Directions: Render the material again word for word, skipping the pictures in it.

____ Dataset section

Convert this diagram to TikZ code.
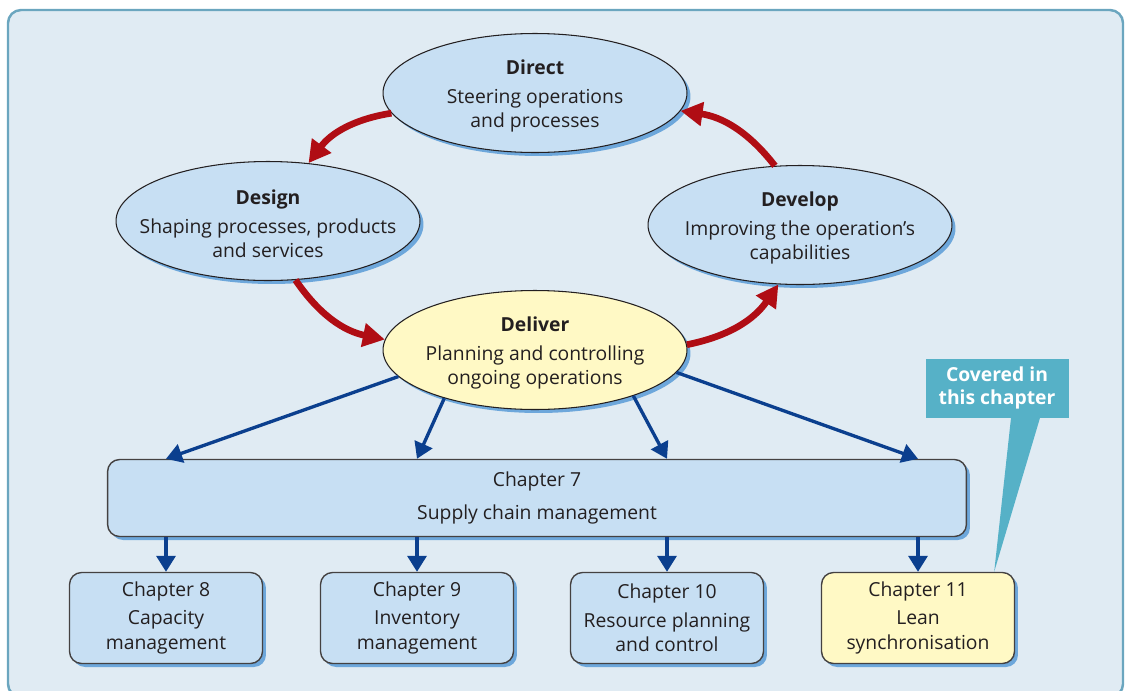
\documentclass[tikz,border=0pt]{standalone}
\usepackage{fontspec}
\setmainfont{Open Sans}
\usetikzlibrary{arrows.meta,shapes.geometric,shadows,calc}
\definecolor{panel}{HTML}{E0EBF3}
\definecolor{panelline}{HTML}{6BA6BF}
\definecolor{paleblue}{HTML}{C7DFF3}
\definecolor{shade}{HTML}{6DA7DB}
\definecolor{paleyellow}{HTML}{FFF9C5}
\definecolor{darkred}{HTML}{B00D14}
\definecolor{navy}{HTML}{0B3F8E}
\definecolor{callout}{HTML}{56B1C7}
\definecolor{ink}{HTML}{231F20}
\tikzset{
  every picture/.style={line join=round},
  stage/.style={ellipse, draw=ink, line width=0.6pt, fill=paleblue,
    minimum width=6.08cm, minimum height=2.38cm,
    drop shadow={shadow xshift=0.07cm, shadow yshift=-0.07cm, fill=shade, opacity=1}},
  stagetext/.style={align=center, text=ink, inner sep=0pt, yshift=-0.06cm},
  chapter/.style={rectangle, rounded corners=0.24cm, draw=ink!85, line width=0.8pt,
    fill=paleblue, align=center, text=ink, minimum width=3.86cm, minimum height=1.82cm,
    font=\fontsize{11}{14}\selectfont,
    drop shadow={shadow xshift=0.07cm, shadow yshift=-0.07cm, fill=shade, opacity=1}},
  cycle/.style={draw=darkred, line width=3.8pt, -{Triangle[length=0.44cm,width=0.46cm]}},
  feed/.style={draw=navy, line width=1.9pt, -{Triangle[length=0.32cm,width=0.38cm]}},
}
\begin{document}
\begin{tikzpicture}[x=0.02cm, y=-0.02cm, font=\fontsize{11}{13.6}\selectfont]
\useasboundingbox (0,0) rectangle (1125,690);
\draw[panelline, fill=panel, line width=1.4pt, rounded corners=0.26cm] (8,10) rectangle (1123,697);

% the four stages
\node[stage] (direct) at (535,93) {};
\node[stagetext] (directtxt) at (direct) {\textbf{Direct}\\[3pt]Steering operations\\and processes};
\node[stage] (design) at (268,221) {};
\node[stagetext] (designtxt) at (design) {\textbf{Design}\\[3pt]Shaping processes, products\\and services};
\node[stage] (develop) at (800,225) {};
\node[stagetext] (developtxt) at (develop) {\textbf{Develop}\\[3pt]Improving the operation's\\capabilities};
\node[stage, fill=paleyellow] (deliver) at (535,350) {};
\node[stagetext] (delivertxt) at (deliver) {\textbf{Deliver}\\[3pt]Planning and controlling\\ongoing operations};

\draw[cycle] (direct.188) to[bend right=22] (design.55);
\draw[cycle] (design.295) to[bend right=22] (deliver.176);
\draw[cycle] (deliver.2) to[bend right=22] (develop.250);
\draw[cycle] (develop.113) to[bend right=22] (direct.353);

% chapters
\node[chapter, minimum width=17.18cm, minimum height=1.54cm] (ch7) at (537,498) {Chapter 7\\[5pt]Supply chain management};
\node[chapter] (ch8) at (166,618) {Chapter 8\\[2pt]Capacity\\management};
\node[chapter] (ch9) at (417,618) {Chapter 9\\[2pt]Inventory\\management};
\node[chapter] (ch10) at (667,618) {Chapter 10\\[2pt]Resource planning\\and control};
\node[chapter, fill=paleyellow] (ch11) at (918,618) {Chapter 11\\[2pt]Lean\\synchronisation};

\draw[feed] (deliver.191) -- (ch7.north -| ch8.north);
\draw[feed] (deliver.208) -- (ch7.north -| ch9.north);
\draw[feed] (deliver.335) -- (ch7.north -| ch10.north);
\draw[feed] (deliver.351) -- (ch7.north -| ch11.north);
\foreach \c in {ch8,ch9,ch10,ch11}
  \draw[feed] (ch7.south -| \c.north) -- (\c.north);

\node[fill=callout, text=white, font=\fontsize{11}{13.6}\selectfont\bfseries, align=center,
  minimum width=2.86cm, minimum height=1.18cm] (covered) at (997,388) {Covered in\\this chapter};
\fill[callout] ($(covered.south)+(14,0)$) -- ($(ch11.north east)+(-21,0)$) -- ($(covered.south)+(43,0)$) -- cycle;
\end{tikzpicture}
\end{document}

________

Result of this exercise:
Convert this diagram to TikZ code.
\documentclass[tikz,border=0pt]{standalone}
\usepackage{fontspec}
\setmainfont{Open Sans}
\usetikzlibrary{arrows.meta,shapes.geometric,shadows,calc}
\definecolor{panel}{HTML}{E0EBF3}
\definecolor{panelline}{HTML}{6BA6BF}
\definecolor{paleblue}{HTML}{C7DFF3}
\definecolor{shade}{HTML}{6DA7DB}
\definecolor{paleyellow}{HTML}{FFF9C5}
\definecolor{darkred}{HTML}{B00D14}
\definecolor{navy}{HTML}{0B3F8E}
\definecolor{callout}{HTML}{56B1C7}
\definecolor{ink}{HTML}{231F20}
\tikzset{
  every picture/.style={line join=round},
  stage/.style={ellipse, draw=ink, line width=0.6pt, fill=paleblue,
    minimum width=6.08cm, minimum height=2.38cm,
    drop shadow={shadow xshift=0.07cm, shadow yshift=-0.07cm, fill=shade, opacity=1}},
  stagetext/.style={align=center, text=ink, inner sep=0pt, yshift=-0.06cm},
  chapter/.style={rectangle, rounded corners=0.24cm, draw=ink!85, line width=0.8pt,
    fill=paleblue, align=center, text=ink, minimum width=3.86cm, minimum height=1.82cm,
    font=\fontsize{11}{14}\selectfont,
    drop shadow={shadow xshift=0.07cm, shadow yshift=-0.07cm, fill=shade, opacity=1}},
  cycle/.style={draw=darkred, line width=3.8pt, -{Triangle[length=0.44cm,width=0.46cm]}},
  feed/.style={draw=navy, line width=1.9pt, -{Triangle[length=0.32cm,width=0.38cm]}},
}
\begin{document}
\begin{tikzpicture}[x=0.02cm, y=-0.02cm, font=\fontsize{11}{13.6}\selectfont]
\useasboundingbox (0,0) rectangle (1125,690);
\draw[panelline, fill=panel, line width=1.4pt, rounded corners=0.26cm] (8,10) rectangle (1123,697);

% the four stages
\node[stage] (direct) at (535,93) {};
\node[stagetext] (directtxt) at (direct) {\textbf{Direct}\\[3pt]Steering operations\\and processes};
\node[stage] (design) at (268,221) {};
\node[stagetext] (designtxt) at (design) {\textbf{Design}\\[3pt]Shaping processes, products\\and services};
\node[stage] (develop) at (800,225) {};
\node[stagetext] (developtxt) at (develop) {\textbf{Develop}\\[3pt]Improving the operation's\\capabilities};
\node[stage, fill=paleyellow] (deliver) at (535,350) {};
\node[stagetext] (delivertxt) at (deliver) {\textbf{Deliver}\\[3pt]Planning and controlling\\ongoing operations};

\draw[cycle] (direct.188) to[bend right=22] (design.55);
\draw[cycle] (design.295) to[bend right=22] (deliver.176);
\draw[cycle] (deliver.2) to[bend right=22] (develop.250);
\draw[cycle] (develop.113) to[bend right=22] (direct.353);

% chapters
\node[chapter, minimum width=17.18cm, minimum height=1.54cm] (ch7) at (537,498) {Chapter 7\\[5pt]Supply chain management};
\node[chapter] (ch8) at (166,618) {Chapter 8\\[2pt]Capacity\\management};
\node[chapter] (ch9) at (417,618) {Chapter 9\\[2pt]Inventory\\management};
\node[chapter] (ch10) at (667,618) {Chapter 10\\[2pt]Resource planning\\and control};
\node[chapter, fill=paleyellow] (ch11) at (918,618) {Chapter 11\\[2pt]Lean\\synchronisation};

\draw[feed] (deliver.191) -- (ch7.north -| ch8.north);
\draw[feed] (deliver.208) -- (ch7.north -| ch9.north);
\draw[feed] (deliver.335) -- (ch7.north -| ch10.north);
\draw[feed] (deliver.351) -- (ch7.north -| ch11.north);
\foreach \c in {ch8,ch9,ch10,ch11}
  \draw[feed] (ch7.south -| \c.north) -- (\c.north);

\node[fill=callout, text=white, font=\fontsize{11}{13.6}\selectfont\bfseries, align=center,
  minimum width=2.86cm, minimum height=1.18cm] (covered) at (997,388) {Covered in\\this chapter};
\fill[callout] ($(covered.south)+(14,0)$) -- ($(ch11.north east)+(-21,0)$) -- ($(covered.south)+(43,0)$) -- cycle;
\end{tikzpicture}
\end{document}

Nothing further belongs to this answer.